_The task:_
Can you copy out the data exactly? Leave the images out.

*** Working data

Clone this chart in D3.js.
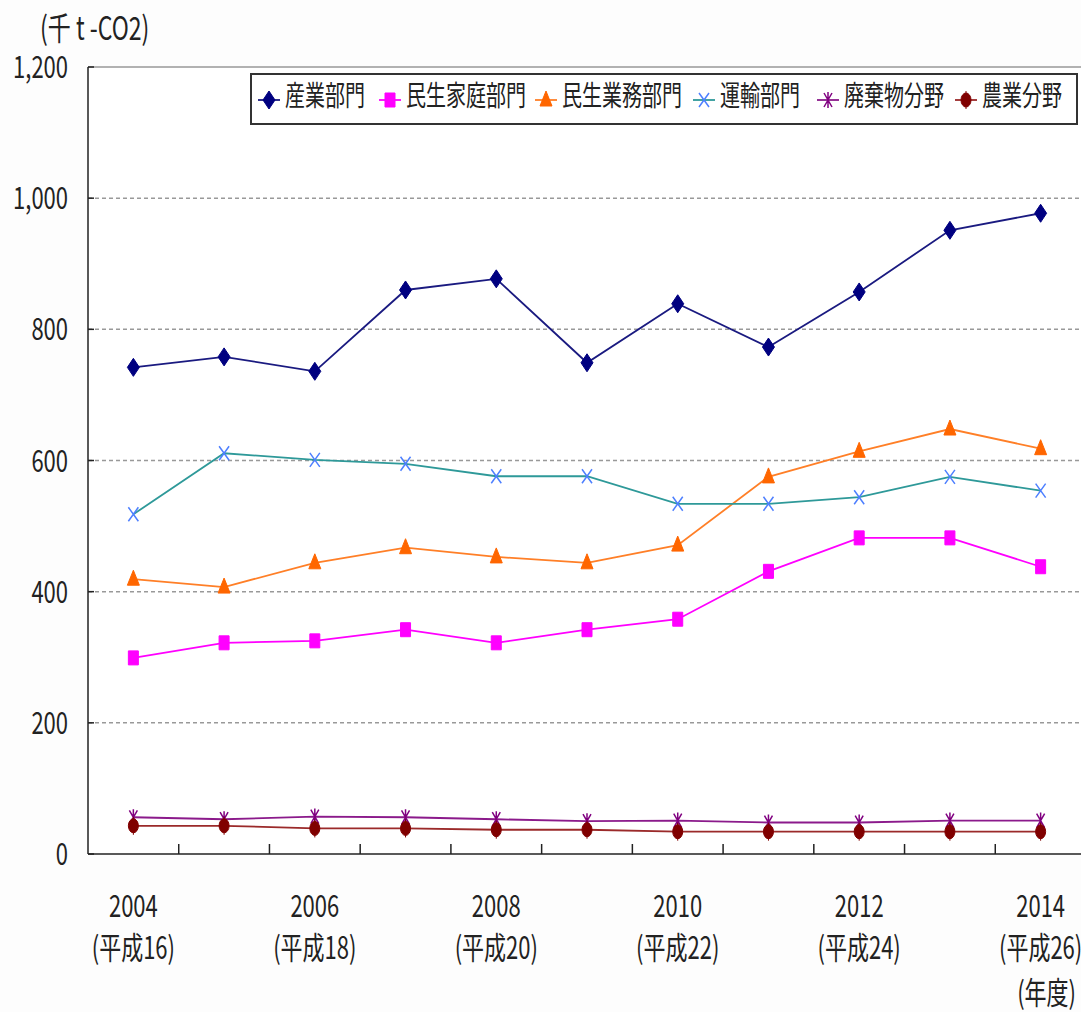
<!DOCTYPE html>
<html>
<head>
<meta charset="utf-8">
<script src="https://cdn.jsdelivr.net/npm/d3@7"></script>
<style>
  body { margin: 0; background: #fdfdfd; }
  svg { display: block; }
  text { font-family: "Noto Sans CJK JP", "Noto Sans", sans-serif; fill: #222; }
</style>
</head>
<body>
<div id="app"></div>
<script>
// 年度
const years = [2004, 2005, 2006, 2007, 2008, 2009, 2010, 2011, 2012, 2013, 2014]
const yearLabels = {2004: '(平成16)', 2006: '(平成18)', 2008: '(平成20)', 2010: '(平成22)', 2012: '(平成24)', 2014: '(平成26)'}
const yTicks = [0, 200, 400, 600, 800, 1000, 1200]

// 千t-CO2
const sangyo   = [742, 758, 736, 860, 877, 749, 839, 773, 857, 951, 977]
const katei    = [299, 322, 325, 342, 322, 342, 358, 431, 482, 482, 438]
const gyomu    = [419, 407, 444, 467, 453, 444, 471, 575, 614, 648, 618]
const unyu     = [518, 611, 601, 595, 576, 576, 534, 534, 544, 575, 554]
const haikibutsu = [56, 53, 57, 56, 53, 50, 51, 48, 48, 51, 51]
const nogyo    = [43, 43, 39, 39, 37, 37, 34, 34, 34, 34, 34]

const seriesNames = ['産業部門', '民生家庭部門', '民生業務部門', '運輸部門', '廃棄物分野', '農業分野']

const series = [
  {name: seriesNames[0], values: sangyo, line: '#1a1a80', mark: '#000080', shape: 'diamond'},
  {name: seriesNames[1], values: katei, line: '#ff00ff', mark: '#ff00ff', shape: 'square'},
  {name: seriesNames[2], values: gyomu, line: '#ff7f27', mark: '#ff6600', shape: 'triangle'},
  {name: seriesNames[3], values: unyu, line: '#2e9999', mark: '#4d7fff', shape: 'cross'},
  {name: seriesNames[4], values: haikibutsu, line: '#8b1a8b', mark: '#800080', shape: 'star'},
  {name: seriesNames[5], values: nogyo, line: '#9b2a2a', mark: '#800000', shape: 'circle'}
]

const W = 1081, H = 1012
const plot = {left: 88, right: 1086, top: 67, bottom: 854}
const SY = 1.4 // vertical stretch of the original picture

const svg = d3.select('#app').append('svg').attr('width', W).attr('height', H)

const x = d3.scaleBand().domain(years).range([plot.left, plot.right])
const y = d3.scaleLinear().domain([0, 1200]).range([plot.bottom, plot.top])
const cx = d => x(d) + x.bandwidth() / 2

function addText(g, str, tx, ty, size, anchor) {
  return g.append('text')
    .attr('transform', `translate(${tx},${ty}) scale(1,${SY})`)
    .attr('font-size', size)
    .attr('text-anchor', anchor || 'start')
    .text(str)
}

function markerPath(shape) {
  switch (shape) {
    case 'diamond': return 'M0,-9L6,0L0,9L-6,0Z'
    case 'square': return 'M-5,-7H5V7H-5Z'
    case 'triangle': return 'M0,-9L6,6L-6,6Z'
    case 'cross': return 'M-5,-7L5,7M-5,7L5,-7'
    case 'star': return 'M-4,-7L4,7M-4,7L4,-7M0,-8V8'
    case 'circle': return 'M-5,0A5,7 0 1,0 5,0A5,7 0 1,0 -5,0ZM0,-9V9'
  }
}
const filled = s => s !== 'cross' && s !== 'star'

function drawMarker(g, s, px, py) {
  g.append('path')
    .attr('transform', `translate(${px},${py})`)
    .attr('d', markerPath(s.shape))
    .attr('fill', filled(s.shape) ? s.mark : 'none')
    .attr('stroke', s.mark)
    .attr('stroke-width', filled(s.shape) ? 1 : 1.5)
}

// plot background + gridlines
svg.append('rect').attr('x', plot.left).attr('y', plot.top)
  .attr('width', plot.right - plot.left).attr('height', plot.bottom - plot.top)
  .attr('fill', '#fff')

svg.append('g').selectAll('line')
  .data(yTicks.filter(d => d > 0 && d < 1200))
  .enter().append('line')
  .attr('x1', plot.left).attr('x2', plot.right)
  .attr('y1', d => y(d)).attr('y2', d => y(d))
  .attr('stroke', '#999').attr('stroke-width', 1.5).attr('stroke-dasharray', '4,3')

// top border
svg.append('line').attr('x1', plot.left).attr('x2', plot.right)
  .attr('y1', plot.top).attr('y2', plot.top)
  .attr('stroke', '#999').attr('stroke-width', 1.5)

// axes
const axisG = svg.append('g').attr('stroke', '#222').attr('stroke-width', 1.5)
axisG.append('line').attr('x1', plot.left).attr('x2', plot.left).attr('y1', plot.top).attr('y2', plot.bottom)
axisG.append('line').attr('x1', plot.left).attr('x2', plot.right).attr('y1', plot.bottom).attr('y2', plot.bottom)
axisG.selectAll('.yt').data(yTicks).enter().append('line')
  .attr('x1', plot.left).attr('x2', plot.left + 6)
  .attr('y1', d => y(d)).attr('y2', d => y(d))
axisG.selectAll('.xt').data(years.slice(1)).enter().append('line')
  .attr('x1', d => x(d)).attr('x2', d => x(d))
  .attr('y1', plot.bottom).attr('y2', plot.bottom - 10)

// y tick labels
const fmt = d3.format(',')
const yLab = svg.append('g')
yTicks.forEach(t => addText(yLab, fmt(t), 68, y(t) + 11, 22, 'end'))
addText(svg, '(千 t -CO2)', 40, 40, 23)

// x tick labels
const xLab = svg.append('g')
years.filter(d => yearLabels[d]).forEach(d => {
  addText(xLab, String(d), cx(d), 917, 22, 'middle')
  addText(xLab, yearLabels[d], cx(d), 959, 22, 'middle')
})
addText(svg, '(年度)', 1076, 1004, 22, 'end')

// series lines
const line = d3.line().x((d, i) => cx(years[i])).y(d => y(d))
series.forEach(s => {
  svg.append('path').datum(s.values)
    .attr('d', line).attr('fill', 'none')
    .attr('stroke', s.line).attr('stroke-width', 1.8)
})
series.forEach(s => {
  const g = svg.append('g')
  s.values.forEach((v, i) => drawMarker(g, s, cx(years[i]), y(v)))
})

// legend
const lg = svg.append('g')
lg.append('rect').attr('x', 251).attr('y', 74).attr('width', 826).attr('height', 50)
  .attr('fill', '#fff').attr('stroke', '#333').attr('stroke-width', 2)
const legendX = [258, 379, 535, 693, 817, 955]
series.forEach((s, i) => {
  const lx = legendX[i]
  lg.append('line').attr('x1', lx).attr('x2', lx + 22).attr('y1', 100).attr('y2', 100)
    .attr('stroke', s.line).attr('stroke-width', 1.8)
  drawMarker(lg, s, lx + 11, 100)
  addText(lg, s.name, lx + 27, 106, 20)
})
</script>
</body>
</html>
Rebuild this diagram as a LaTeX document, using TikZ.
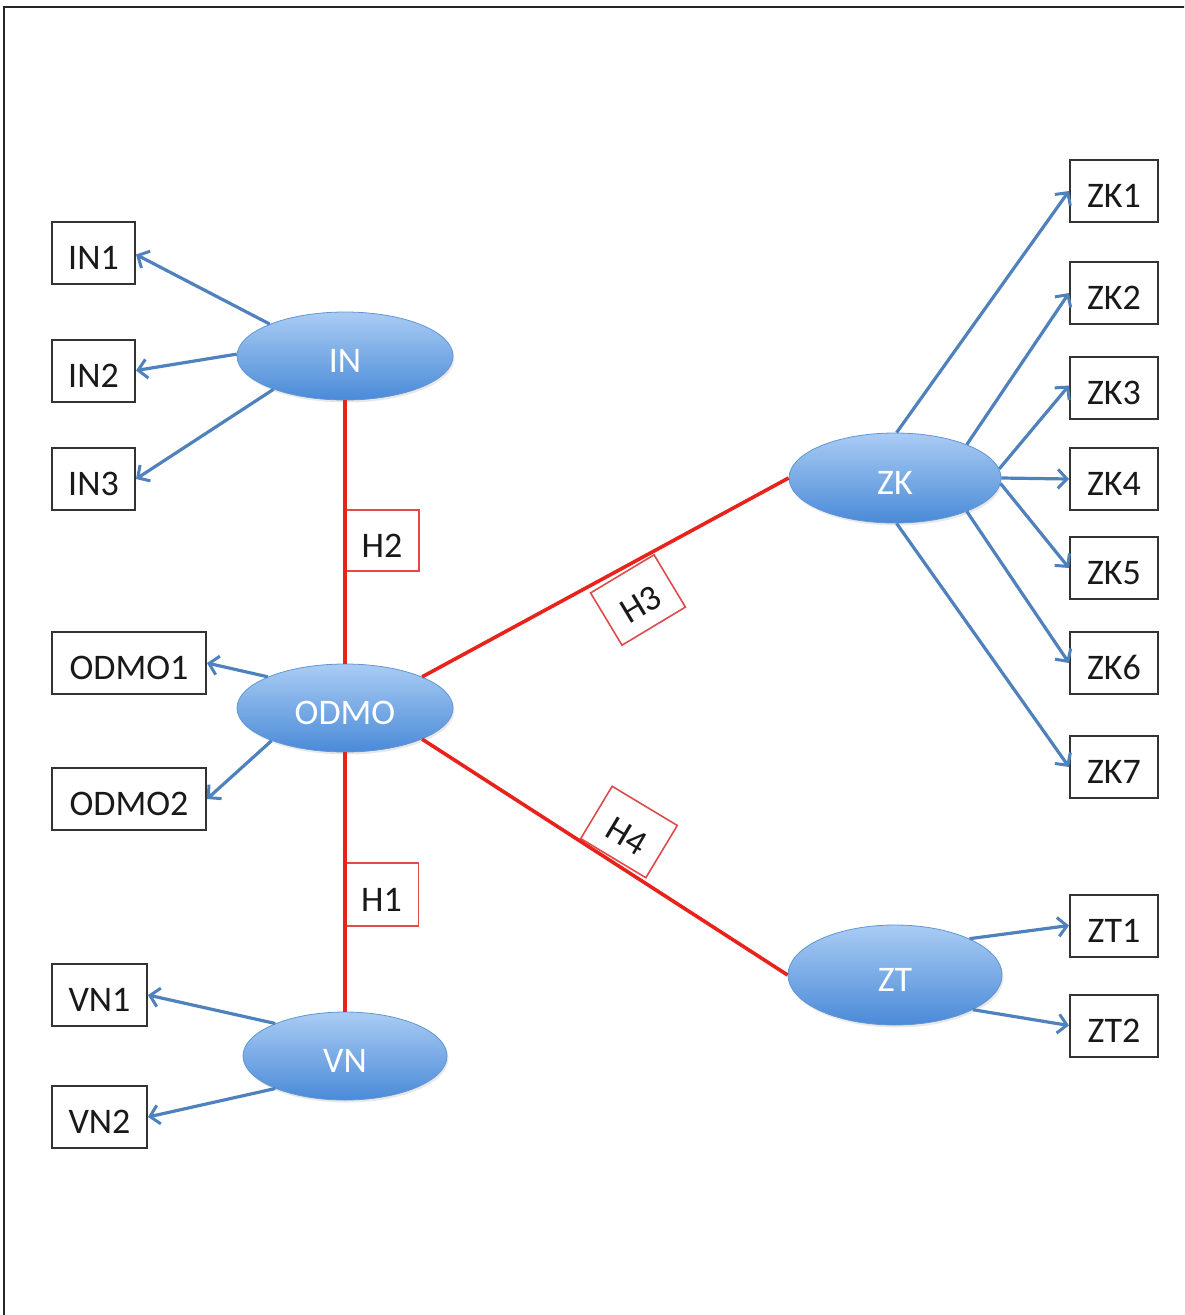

******

_Problem solution:_
Clone this chart in D3.js.
<!DOCTYPE html>
<html>
<head>
<meta charset="utf-8">
<script src="https://cdn.jsdelivr.net/npm/d3@7"></script>
<style>
  body { margin: 0; background: #fdfdfd; }
  svg { display: block; }
  text { font-family: "Noto Sans CJK JP", "Noto Sans", sans-serif; fill: #222; }
</style>
</head>
<body>
<div id="app"></div>
<script>
// 年度
const years = [2004, 2005, 2006, 2007, 2008, 2009, 2010, 2011, 2012, 2013, 2014]
const yearLabels = {2004: '(平成16)', 2006: '(平成18)', 2008: '(平成20)', 2010: '(平成22)', 2012: '(平成24)', 2014: '(平成26)'}
const yTicks = [0, 200, 400, 600, 800, 1000, 1200]

// 千t-CO2
const sangyo   = [742, 758, 736, 860, 877, 749, 839, 773, 857, 951, 977]
const katei    = [299, 322, 325, 342, 322, 342, 358, 431, 482, 482, 438]
const gyomu    = [419, 407, 444, 467, 453, 444, 471, 575, 614, 648, 618]
const unyu     = [518, 611, 601, 595, 576, 576, 534, 534, 544, 575, 554]
const haikibutsu = [56, 53, 57, 56, 53, 50, 51, 48, 48, 51, 51]
const nogyo    = [43, 43, 39, 39, 37, 37, 34, 34, 34, 34, 34]

const seriesNames = ['産業部門', '民生家庭部門', '民生業務部門', '運輸部門', '廃棄物分野', '農業分野']

const series = [
  {name: seriesNames[0], values: sangyo, line: '#1a1a80', mark: '#000080', shape: 'diamond'},
  {name: seriesNames[1], values: katei, line: '#ff00ff', mark: '#ff00ff', shape: 'square'},
  {name: seriesNames[2], values: gyomu, line: '#ff7f27', mark: '#ff6600', shape: 'triangle'},
  {name: seriesNames[3], values: unyu, line: '#2e9999', mark: '#4d7fff', shape: 'cross'},
  {name: seriesNames[4], values: haikibutsu, line: '#8b1a8b', mark: '#800080', shape: 'star'},
  {name: seriesNames[5], values: nogyo, line: '#9b2a2a', mark: '#800000', shape: 'circle'}
]

const W = 1081, H = 1012
const plot = {left: 88, right: 1086, top: 67, bottom: 854}
const SY = 1.4 // vertical stretch of the original picture

const svg = d3.select('#app').append('svg').attr('width', W).attr('height', H)

const x = d3.scaleBand().domain(years).range([plot.left, plot.right])
const y = d3.scaleLinear().domain([0, 1200]).range([plot.bottom, plot.top])
const cx = d => x(d) + x.bandwidth() / 2

function addText(g, str, tx, ty, size, anchor) {
  return g.append('text')
    .attr('transform', `translate(${tx},${ty}) scale(1,${SY})`)
    .attr('font-size', size)
    .attr('text-anchor', anchor || 'start')
    .text(str)
}

function markerPath(shape) {
  switch (shape) {
    case 'diamond': return 'M0,-9L6,0L0,9L-6,0Z'
    case 'square': return 'M-5,-7H5V7H-5Z'
    case 'triangle': return 'M0,-9L6,6L-6,6Z'
    case 'cross': return 'M-5,-7L5,7M-5,7L5,-7'
    case 'star': return 'M-4,-7L4,7M-4,7L4,-7M0,-8V8'
    case 'circle': return 'M-5,0A5,7 0 1,0 5,0A5,7 0 1,0 -5,0ZM0,-9V9'
  }
}
const filled = s => s !== 'cross' && s !== 'star'

function drawMarker(g, s, px, py) {
  g.append('path')
    .attr('transform', `translate(${px},${py})`)
    .attr('d', markerPath(s.shape))
    .attr('fill', filled(s.shape) ? s.mark : 'none')
    .attr('stroke', s.mark)
    .attr('stroke-width', filled(s.shape) ? 1 : 1.5)
}

// plot background + gridlines
svg.append('rect').attr('x', plot.left).attr('y', plot.top)
  .attr('width', plot.right - plot.left).attr('height', plot.bottom - plot.top)
  .attr('fill', '#fff')

svg.append('g').selectAll('line')
  .data(yTicks.filter(d => d > 0 && d < 1200))
  .enter().append('line')
  .attr('x1', plot.left).attr('x2', plot.right)
  .attr('y1', d => y(d)).attr('y2', d => y(d))
  .attr('stroke', '#999').attr('stroke-width', 1.5).attr('stroke-dasharray', '4,3')

// top border
svg.append('line').attr('x1', plot.left).attr('x2', plot.right)
  .attr('y1', plot.top).attr('y2', plot.top)
  .attr('stroke', '#999').attr('stroke-width', 1.5)

// axes
const axisG = svg.append('g').attr('stroke', '#222').attr('stroke-width', 1.5)
axisG.append('line').attr('x1', plot.left).attr('x2', plot.left).attr('y1', plot.top).attr('y2', plot.bottom)
axisG.append('line').attr('x1', plot.left).attr('x2', plot.right).attr('y1', plot.bottom).attr('y2', plot.bottom)
axisG.selectAll('.yt').data(yTicks).enter().append('line')
  .attr('x1', plot.left).attr('x2', plot.left + 6)
  .attr('y1', d => y(d)).attr('y2', d => y(d))
axisG.selectAll('.xt').data(years.slice(1)).enter().append('line')
  .attr('x1', d => x(d)).attr('x2', d => x(d))
  .attr('y1', plot.bottom).attr('y2', plot.bottom - 10)

// y tick labels
const fmt = d3.format(',')
const yLab = svg.append('g')
yTicks.forEach(t => addText(yLab, fmt(t), 68, y(t) + 11, 22, 'end'))
addText(svg, '(千 t -CO2)', 40, 40, 23)

// x tick labels
const xLab = svg.append('g')
years.filter(d => yearLabels[d]).forEach(d => {
  addText(xLab, String(d), cx(d), 917, 22, 'middle')
  addText(xLab, yearLabels[d], cx(d), 959, 22, 'middle')
})
addText(svg, '(年度)', 1076, 1004, 22, 'end')

// series lines
const line = d3.line().x((d, i) => cx(years[i])).y(d => y(d))
series.forEach(s => {
  svg.append('path').datum(s.values)
    .attr('d', line).attr('fill', 'none')
    .attr('stroke', s.line).attr('stroke-width', 1.8)
})
series.forEach(s => {
  const g = svg.append('g')
  s.values.forEach((v, i) => drawMarker(g, s, cx(years[i]), y(v)))
})

// legend
const lg = svg.append('g')
lg.append('rect').attr('x', 251).attr('y', 74).attr('width', 826).attr('height', 50)
  .attr('fill', '#fff').attr('stroke', '#333').attr('stroke-width', 2)
const legendX = [258, 379, 535, 693, 817, 955]
series.forEach((s, i) => {
  const lx = legendX[i]
  lg.append('line').attr('x1', lx).attr('x2', lx + 22).attr('y1', 100).attr('y2', 100)
    .attr('stroke', s.line).attr('stroke-width', 1.8)
  drawMarker(lg, s, lx + 11, 100)
  addText(lg, s.name, lx + 27, 106, 20)
})
</script>
</body>
</html>
Rebuild this diagram as a LaTeX document, using TikZ.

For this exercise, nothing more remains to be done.